— Given task —
Take the listing from its first line through the line that contains "(oper) at (266,1048)" and please retype those lines exactly, leaving out the pictures.

Plotting code records
* * * *

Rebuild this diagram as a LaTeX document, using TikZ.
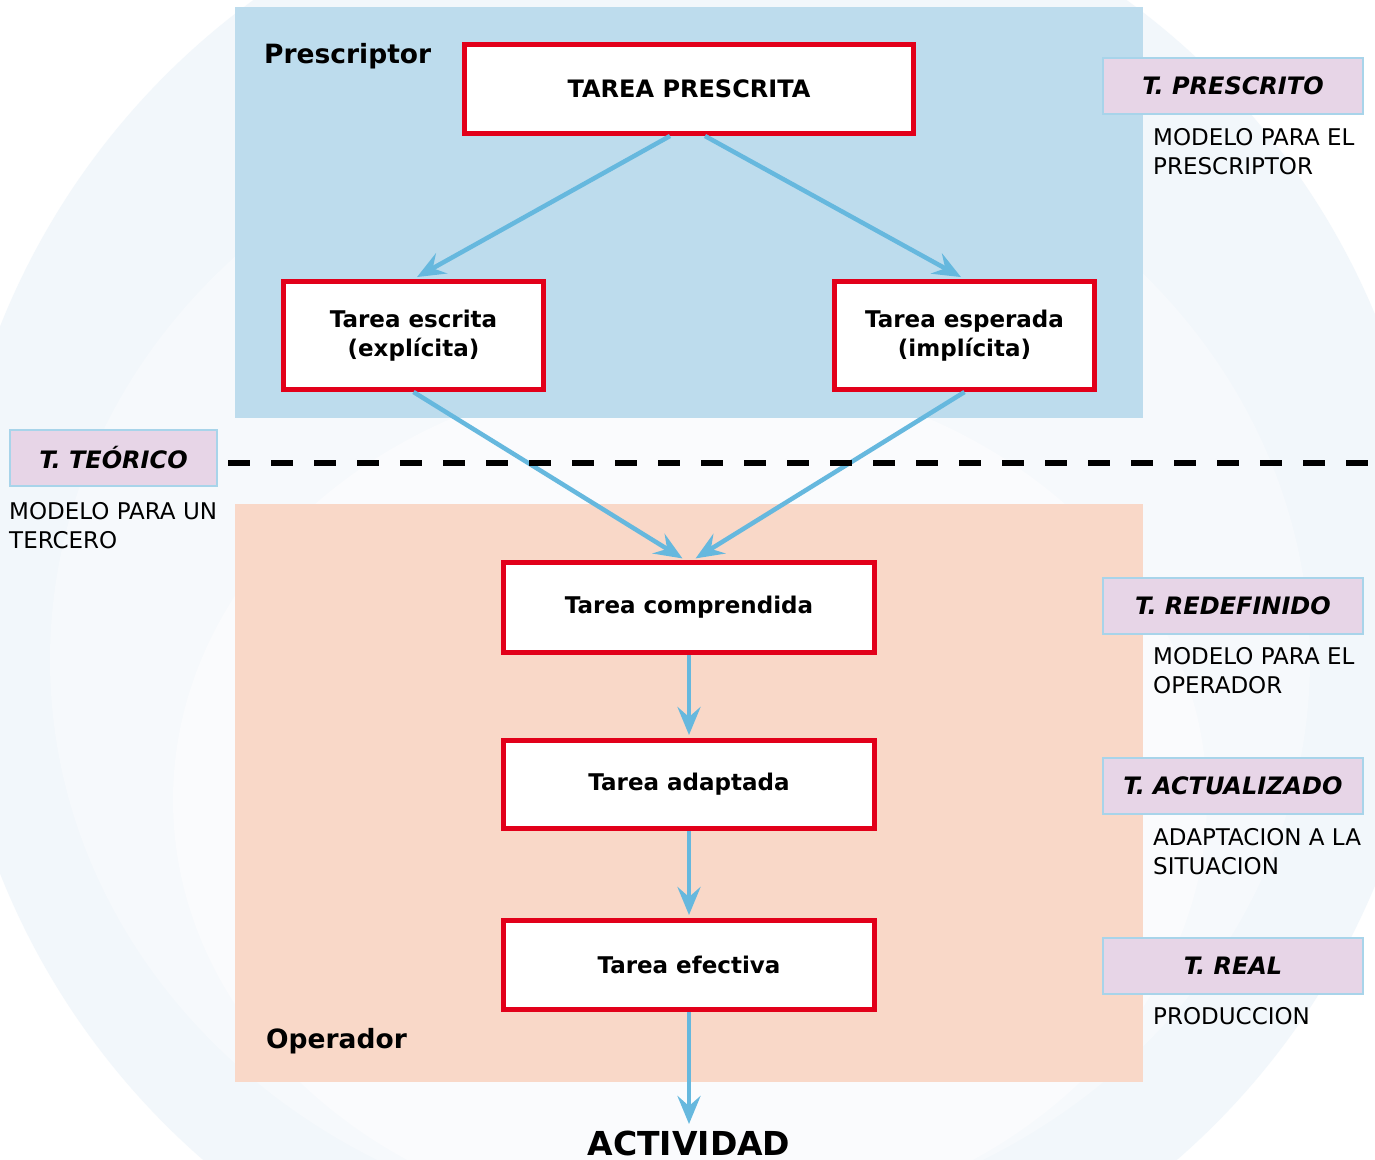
\documentclass[tikz,border=0pt]{standalone}
\usepackage{fontspec}
\setmainfont{DejaVu Sans}
\usetikzlibrary{arrows.meta,calc}

\definecolor{prescbg}{HTML}{BDDCED}
\definecolor{operbg}{HTML}{F9D8C8}
\definecolor{tagfill}{HTML}{E7D5E7}
\definecolor{tagline}{HTML}{A8D4EA}
\definecolor{boxred}{HTML}{E2001A}
\definecolor{flow}{HTML}{66B8DE}
\definecolor{ringA}{HTML}{F2F7FB}
\definecolor{ringB}{HTML}{F6F9FC}
\definecolor{ringC}{HTML}{FAFBFD}

\tikzset{
  taskbox/.style={draw=boxred, line width=5pt, fill=white, align=center,
    font=\fontsize{23}{29}\selectfont\bfseries, inner sep=0pt},
  tagbox/.style={draw=tagline, line width=2pt, fill=tagfill,
    minimum width=260pt, minimum height=56pt, inner sep=0pt,
    font=\fontsize{24}{28}\selectfont\bfseries\itshape},
  desc/.style={anchor=north west, align=left, inner sep=0pt,
    font=\fontsize{23}{29}\selectfont},
  zone/.style={font=\fontsize{26.5}{30}\selectfont\bfseries, inner sep=0pt, anchor=base west},
  flowarrow/.style={draw=flow, line width=4.5pt,
    -{Stealth[length=28pt,width=23pt,inset=10pt]}},
}

\begin{document}
\begin{tikzpicture}[x=1pt,y=-1pt]
\useasboundingbox (0,0) rectangle (1375,1159);

% soft background rings
\begin{scope}
  \clip (0,0) rectangle (1375,1159);
  \fill[white] (0,0) rectangle (1375,1159);
  \fill[ringA] (690,600) circle [radius=742];
  \fill[ringB] (680,660) ellipse [x radius=630, y radius=570];
  \fill[ringC] (690,800) ellipse [x radius=517, y radius=430];
\end{scope}

% the two zones
\fill[prescbg] (235,7) rectangle (1143,418);
\fill[operbg] (235,504) rectangle (1143,1082);
\node[zone] (presc) at (264,63) {Prescriptor};
\node[zone] (oper) at (266,1048) {Operador};

% task boxes
\node[taskbox, minimum width=449pt, minimum height=89pt,
  font=\fontsize{24}{29}\selectfont\bfseries] (tp) at (689,89) {TAREA PRESCRITA};
\node[taskbox, minimum width=260pt, minimum height=108pt] (te) at (413.5,335.5)
  {Tarea escrita\\(explícita)};
\node[taskbox, minimum width=260pt, minimum height=108pt] (tes) at (964.5,335.5)
  {Tarea esperada\\(implícita)};
\node[taskbox, minimum width=371pt, minimum height=90pt] (tc) at (689,607.5) {Tarea comprendida};
\node[taskbox, minimum width=371pt, minimum height=88pt] (ta) at (689,784.5) {Tarea adaptada};
\node[taskbox, minimum width=371pt, minimum height=89pt] (tf) at (689,965) {Tarea efectiva};
\node[anchor=north, inner sep=0pt, font=\fontsize{33}{36}\selectfont\bfseries]
  (act) at (689,1131) {ACTIVIDAD};

% flow arrows
\draw[flowarrow, shorten >=4pt] ($(tp.south)+(-19,0)$) -- (te.north);
\draw[flowarrow, shorten >=4pt] ($(tp.south)+(16,0)$) -- (tes.north);
\draw[flowarrow, shorten >=3pt] (te.south) -- ($(tc.north)+(-4,0)$);
\draw[flowarrow, shorten >=3pt] (tes.south) -- ($(tc.north)+(4,0)$);
\draw[flowarrow, shorten >=3pt] (tc.south) -- (ta.north);
\draw[flowarrow, shorten >=3pt] (ta.south) -- (tf.north);
\draw[flowarrow, shorten >=7pt] (tf.south) -- (act.north);

% level tags
\node[tagbox] (tpres) at (1233,86) {T. PRESCRITO};
\node[tagbox, minimum width=207pt] (tteo) at (113.5,458) {T. TEÓRICO};
\node[tagbox] (tred) at (1233,606) {T. REDEFINIDO};
\node[tagbox] (tact) at (1233,786) {T. ACTUALIZADO};
\node[tagbox] (treal) at (1233,966) {T. REAL};

\node[desc] (dpres) at (1153,128) {MODELO PARA EL\\PRESCRIPTOR};
\node[desc] (dteo) at (9,502) {MODELO PARA UN\\TERCERO};
\node[desc] (dred) at (1153,647) {MODELO PARA EL\\OPERADOR};
\node[desc] (dact) at (1153,828) {ADAPTACION A LA\\SITUACION};
\node[desc] (dreal) at (1153,1007) {PRODUCCION};

% dividing line
\coordinate (cutA) at (228,463);
\coordinate (cutB) at (1375,463);
\draw[line width=6pt, dash pattern=on 22pt off 21pt] (cutA) -- (cutB);
\end{tikzpicture}
\end{document}
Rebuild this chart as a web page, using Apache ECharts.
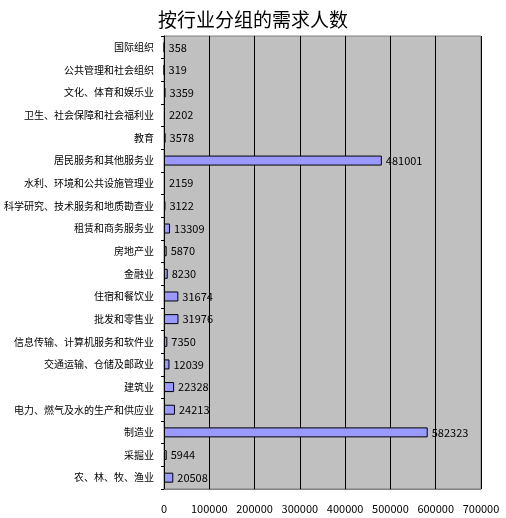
<!DOCTYPE html>
<html>
<head>
<meta charset="utf-8">
<script src="https://cdn.jsdelivr.net/npm/echarts@6/dist/echarts.min.js"></script>
<style>
  html, body { margin: 0; padding: 0; background: #fff; }
  #main { width: 506px; height: 518px; }
</style>
</head>
<body>
<div id="main"></div>
<script>
// 行业分类（从下到上）
var categories = [
  '农、林、牧、渔业', '采掘业', '制造业', '电力、燃气及水的生产和供应业', '建筑业',
  '交通运输、仓储及邮政业', '信息传输、计算机服务和软件业', '批发和零售业', '住宿和餐饮业', '金融业',
  '房地产业', '租赁和商务服务业', '科学研究、技术服务和地质勘查业', '水利、环境和公共设施管理业', '居民服务和其他服务业',
  '教育', '卫生、社会保障和社会福利业', '文化、体育和娱乐业', '公共管理和社会组织', '国际组织'
];
// 需求人数
var demand = [
  20508, 5944, 582323, 24213, 22328,
  12039, 7350, 31976, 31674, 8230,
  5870, 13309, 3122, 2159, 481001,
  3578, 2202, 3359, 319, 358
];

var chart = echarts.init(document.getElementById('main'));

var option = {
  animation: false,
  title: {
    text: '按行业分组的需求人数',
    left: 'center',
    top: 5,
    textStyle: { fontFamily: 'Noto Sans CJK SC', fontSize: 19, fontWeight: 'normal', color: '#000' }
  },
  grid: { left: 164, right: 25, top: 36, bottom: 29, backgroundColor: '#C0C0C0', show: true, borderColor: '#808080', borderWidth: 1 },
  xAxis: {
    type: 'value',
    min: 0,
    max: 700000,
    interval: 100000,
    axisLine: { show: true, lineStyle: { color: '#808080' } },
    axisTick: { show: false },
    axisLabel: { color: '#000', fontSize: 11, fontFamily: 'Noto Sans CJK SC', margin: 14, formatter: function (v) { return String(v); } },
    splitLine: { show: true, lineStyle: { color: '#000', width: 1 } }
  },
  yAxis: {
    type: 'category',
    data: categories,
    axisLine: { show: true, onZero: false, lineStyle: { color: '#000' } },
    axisTick: { show: true, length: 3, lineStyle: { color: '#000' } },
    axisLabel: { color: '#000', fontSize: 10, fontFamily: 'Noto Sans CJK SC', margin: 10 },
    splitLine: { show: false }
  },
  series: [{
    type: 'bar',
    data: demand,
    barWidth: 10,
    itemStyle: { color: '#9999FF', borderColor: '#000', borderWidth: 1 },
    label: {
      show: true,
      position: 'right',
      distance: 4,
      color: '#000',
      fontSize: 11,
      fontFamily: 'Noto Sans CJK SC'
    }
  }]
};

chart.setOption(option);
</script>
</body>
</html>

* * * *

— Written answer —
Rebuild this diagram as a LaTeX document, using TikZ.
\documentclass[tikz,border=0pt]{standalone}
\usepackage{fontspec}
\setmainfont{DejaVu Sans}
\usetikzlibrary{arrows.meta,calc}

\definecolor{prescbg}{HTML}{BDDCED}
\definecolor{operbg}{HTML}{F9D8C8}
\definecolor{tagfill}{HTML}{E7D5E7}
\definecolor{tagline}{HTML}{A8D4EA}
\definecolor{boxred}{HTML}{E2001A}
\definecolor{flow}{HTML}{66B8DE}
\definecolor{ringA}{HTML}{F2F7FB}
\definecolor{ringB}{HTML}{F6F9FC}
\definecolor{ringC}{HTML}{FAFBFD}

\tikzset{
  taskbox/.style={draw=boxred, line width=5pt, fill=white, align=center,
    font=\fontsize{23}{29}\selectfont\bfseries, inner sep=0pt},
  tagbox/.style={draw=tagline, line width=2pt, fill=tagfill,
    minimum width=260pt, minimum height=56pt, inner sep=0pt,
    font=\fontsize{24}{28}\selectfont\bfseries\itshape},
  desc/.style={anchor=north west, align=left, inner sep=0pt,
    font=\fontsize{23}{29}\selectfont},
  zone/.style={font=\fontsize{26.5}{30}\selectfont\bfseries, inner sep=0pt, anchor=base west},
  flowarrow/.style={draw=flow, line width=4.5pt,
    -{Stealth[length=28pt,width=23pt,inset=10pt]}},
}

\begin{document}
\begin{tikzpicture}[x=1pt,y=-1pt]
\useasboundingbox (0,0) rectangle (1375,1159);

% soft background rings
\begin{scope}
  \clip (0,0) rectangle (1375,1159);
  \fill[white] (0,0) rectangle (1375,1159);
  \fill[ringA] (690,600) circle [radius=742];
  \fill[ringB] (680,660) ellipse [x radius=630, y radius=570];
  \fill[ringC] (690,800) ellipse [x radius=517, y radius=430];
\end{scope}

% the two zones
\fill[prescbg] (235,7) rectangle (1143,418);
\fill[operbg] (235,504) rectangle (1143,1082);
\node[zone] (presc) at (264,63) {Prescriptor};
\node[zone] (oper) at (266,1048) {Operador};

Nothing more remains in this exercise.